Ce n’est absolument pas cela la paix des braves. C’est une manière de manquer les occasions. Comme le fait pour Ehud Barak de blâmer Shimon Pérès, le perdant permanent de toute élection, d’avoir perdu l’occasion de faire accélérer les élections en 1996, après l’assassinat de Yitzhak Rabin le 5 novembre 1995. Et s’il l’avait fait, Benjamin Netanyahu n’aurait pas réussi, le sang de Rabin n’ayant pas encore séché. Ainsi, Barak le blâmeur devient, aujourd’hui, blâmé, pour avoir raté l’occasion de Camp David et, de ce fait, pourrait favoriser le retour de la violence ou le retour de la droite israélienne au Pouvoir, en la personne de Netanyahu peut-être.

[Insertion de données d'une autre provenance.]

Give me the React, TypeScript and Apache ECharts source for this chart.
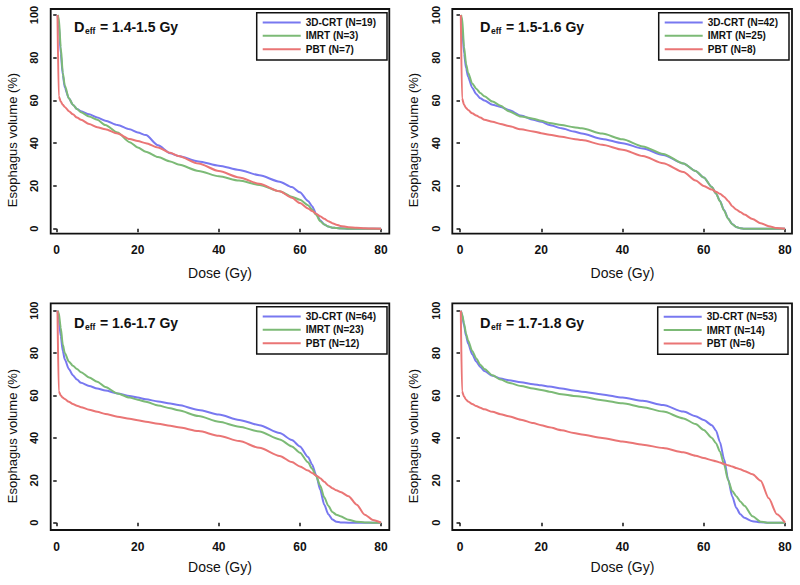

Car Ariel Sharon, dans sa vieillesse, n’ambitionne plus ce contre quoi son épouse mettait en garde ses adversaires. C’est-à-dire d’agir en vue de l’évincer du ministère de la Défense... alors qu’il pourrait les surprendre en devenant, un jour, chef du gouvernement.
Le fait de manquer les occasions et la paix des braves ne cohabitent pas. En 1994, le 25 juillet 1994, Baruch Goldstein tue trente personnes priant dans la mosquée. Les Israéliens modérés et pacifistes manifestent, réclamant l’éloignement des colons extrémistes de Cisjordanie. Rabin hésite, les responsables de la sécurité lui ayant conseillé d’agir dans le sens réclamé par les manifestants. Une fois de plus, Rabin a hésité... comme il a hésité à évacuer les colons peu nombreux de Hébron où la situation reste aléatoire.
Manquer les occasions ne réalise pas la paix des braves, ni se détourner des vérités pouvant la favoriser. Les vérités de l’Histoire, de la géographie et les véritables aspirations des gens. Et, naturellement pas, le fait de faire ses valises, en menaçant de quitter le club de la négociation. Le maréchal Foch faisait quelque chose de cela, avons-nous écrit une fois. Il feignait de se mettre en colère au cours des négociations... au point qu’il jetait son “képi” par terre et l’écrasait de son pied. La veille, il avait dit à son aide-de-camp: Passez-moi mon ancien “képi”. Et le Calife Moawia, auparavant, faisait semblant de s’emporter ou manifestait de la souplesse. Hassane Ben Tabet Al-Ansari, poète du Prophète, célébrait sa fille “Ramla”. Appelé par Moawia qui lui a demandé la raison de son comportement, Hassane a eu peur et a répondu: Parce que je n’ai pas rencontré une hégérie à mes poèmes, supérieure à la fille du Calife. Et Moawia de reprendre: Et où en êtes-vous avec sa sœur “Hind”?... Afin qu’il ne soit pas dit qu’une relation a été établie entre Hassane et Ramla... Et que Hassane chantait la Beauté, là où elle se trouve...
Après Camp David II, une peur sévit... La conciliation impossible devient-elle possible entre le fait de rater les occasions et la paix des braves?